C’est pour ça que nous disons que c’est une nouvelle écriture qui vient mettre en valeur beaucoup plus ce qui est écrit. On a toujours dit que l’écriture est morte, la lettre est morte, le théâtre la fait vivre. Une représentation, une mise en scène met en mouvement ce qui est écrit, c’est une écriture.

Quelle est la trame de l’histoire ?

Monsieur le « Professeur Sê-Thou » est un homme fermé à la société parce qu’il est déçu des pratiques dites démocratiques, des pratiques de copinage, de népotisme. Il ne veut plus en entendre parler. C’est un savant qui est dans son coin, dans sa villa, quelque part dans la ville et qui ne s’occupe plus de ce qui se passe. Des jeunes gens ont fait leur coup, mais il faut quelqu’un pour présider la nation. Ils vont le chercher. Ils pensaient que c’était une affaire facile, ils allaient le prendre facilement et faire de lui le président et ce dernier allait bondir sur l’occasion. Malheureusement, c’est compliqué. Voilà un peu la trame que nous allons dérouler en 1h15 minutes.

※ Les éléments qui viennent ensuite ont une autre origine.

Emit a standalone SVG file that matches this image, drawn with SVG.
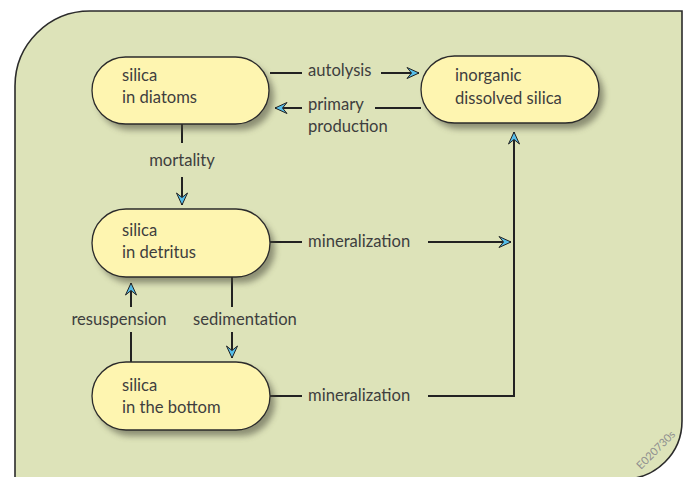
<svg xmlns="http://www.w3.org/2000/svg" width="689" height="477" viewBox="0 0 689 477">
  <style>
    .panel { fill: #dde3b9; stroke: #2b2b2b; stroke-width: 1.6; }
    .node { fill: #fef5b0; stroke: #2b2b2b; stroke-width: 1.3; }
    .shadow { fill: #4a4a3a; opacity: 0.55; filter: url(#soft); }
    .lbl { font-family: Lato, "Open Sans", sans-serif; font-size: 16.6px; fill: #3e3e3e; }
    .link { fill: none; stroke: #222; stroke-width: 2; }
    .tag { font-family: Lato, sans-serif; font-size: 11px; fill: #8e8e8e; }
  </style>
  <defs>
    <filter id="soft" x="-20%" y="-30%" width="140%" height="160%">
      <feGaussianBlur stdDeviation="3"/>
    </filter>
    <marker id="arrow" viewBox="-13 -7 15 14" refX="0" refY="0" markerWidth="15" markerHeight="14" markerUnits="userSpaceOnUse" orient="auto">
      <path d="M0,0 L-12,-5.5 L-7.5,0 L-12,5.5 Z" fill="#55bde9" stroke="#222" stroke-width="1" stroke-linejoin="miter"/>
    </marker>
  </defs>

  <!-- background panel; its bottom edge runs just below the frame -->
  <path class="panel" d="M15,490 L15,86 A75,75 0 0 1 90,11 L682,11 L682,421 A58,58 0 0 1 624,479 L15,479"/>

  <!-- connectors -->
  <g id="connectors">
    <!-- autolysis -->
    <path class="link" d="M270,73 H302"/>
    <path class="link" d="M381,73 H419" marker-end="url(#arrow)"/>
    <!-- primary production -->
    <path class="link" d="M421,108 H375"/>
    <path class="link" d="M302,108 H275" marker-end="url(#arrow)"/>
    <!-- mortality -->
    <path class="link" d="M182,124 V143"/>
    <path class="link" d="M182,177 V205" marker-end="url(#arrow)"/>
    <!-- mineralization from detritus -->
    <path class="link" d="M270,242 H302"/>
    <path class="link" d="M428,242 H511" marker-end="url(#arrow)"/>
    <!-- mineralization from bottom, up to dissolved silica -->
    <path class="link" d="M270,396 H302"/>
    <path class="link" d="M428,396 H514 V132" marker-end="url(#arrow)"/>
    <!-- resuspension -->
    <path class="link" d="M131,362 V332"/>
    <path class="link" d="M131,307 V283" marker-end="url(#arrow)"/>
    <!-- sedimentation -->
    <path class="link" d="M232,277 V307"/>
    <path class="link" d="M232,332 V358" marker-end="url(#arrow)"/>
  </g>

  <!-- connector labels -->
  <g id="labels">
    <text class="lbl" x="308" y="76">autolysis</text>
    <text class="lbl" x="308" y="110">primary</text>
    <text class="lbl" x="308" y="132">production</text>
    <text class="lbl" x="182" y="166" text-anchor="middle">mortality</text>
    <text class="lbl" x="308" y="247">mineralization</text>
    <text class="lbl" x="308" y="401">mineralization</text>
    <text class="lbl" x="119" y="325" text-anchor="middle">resuspension</text>
    <text class="lbl" x="245" y="325" text-anchor="middle">sedimentation</text>
  </g>

  <!-- nodes -->
  <g id="node-diatoms">
    <rect class="shadow" x="97" y="63" width="177" height="67" rx="33.5"/>
    <rect class="node" x="92" y="57" width="177" height="67" rx="33.5"/>
    <text class="lbl" x="122" y="81">silica</text>
    <text class="lbl" x="122" y="103">in diatoms</text>
  </g>
  <g id="node-dissolved">
    <rect class="shadow" x="426" y="62" width="178" height="67" rx="33.5"/>
    <rect class="node" x="421" y="56" width="178" height="67" rx="33.5"/>
    <text class="lbl" x="455" y="81">inorganic</text>
    <text class="lbl" x="455" y="104">dissolved silica</text>
  </g>
  <g id="node-detritus">
    <rect class="shadow" x="97" y="215" width="178" height="68" rx="34"/>
    <rect class="node" x="92" y="209" width="178" height="68" rx="34"/>
    <text class="lbl" x="122" y="236">silica</text>
    <text class="lbl" x="122" y="258">in detritus</text>
  </g>
  <g id="node-bottom">
    <rect class="shadow" x="97" y="368" width="178" height="68" rx="34"/>
    <rect class="node" x="92" y="362" width="178" height="68" rx="34"/>
    <text class="lbl" x="122" y="391">silica</text>
    <text class="lbl" x="122" y="413">in the bottom</text>
  </g>

  <text class="tag" x="641" y="470" transform="rotate(-45 641 470)">E020730s</text>
</svg>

Après ce spectacle, on pourra parler du retour du théâtre...

Oui, ça c’est le baptême de la compagnie ‘’ La Comédie ivoirienne’’. A cet effet, je voudrais profiter de votre canal pour remercier la ministre de la Culture et de la Francophonie qui nous accompagne dans ce combat. Ce n’est pas facile. On n’a pas accès aux grands médias, mais elle nous accompagne comme elle peut, elle nous a offert une nouvelle salle. Le théâtre est donc déjà de retour. Les jeunes gens prennent d’assaut la salle Niangoran Porquet du Palais de la culture et tous les week-ends, il y a du théâtre, du conte, du slam et autres. Ce qui veut dire que ça commence à venir. Mais quand ça va bien mûrir, la province sera arrosée. Mais il faut avoir de gros moyens.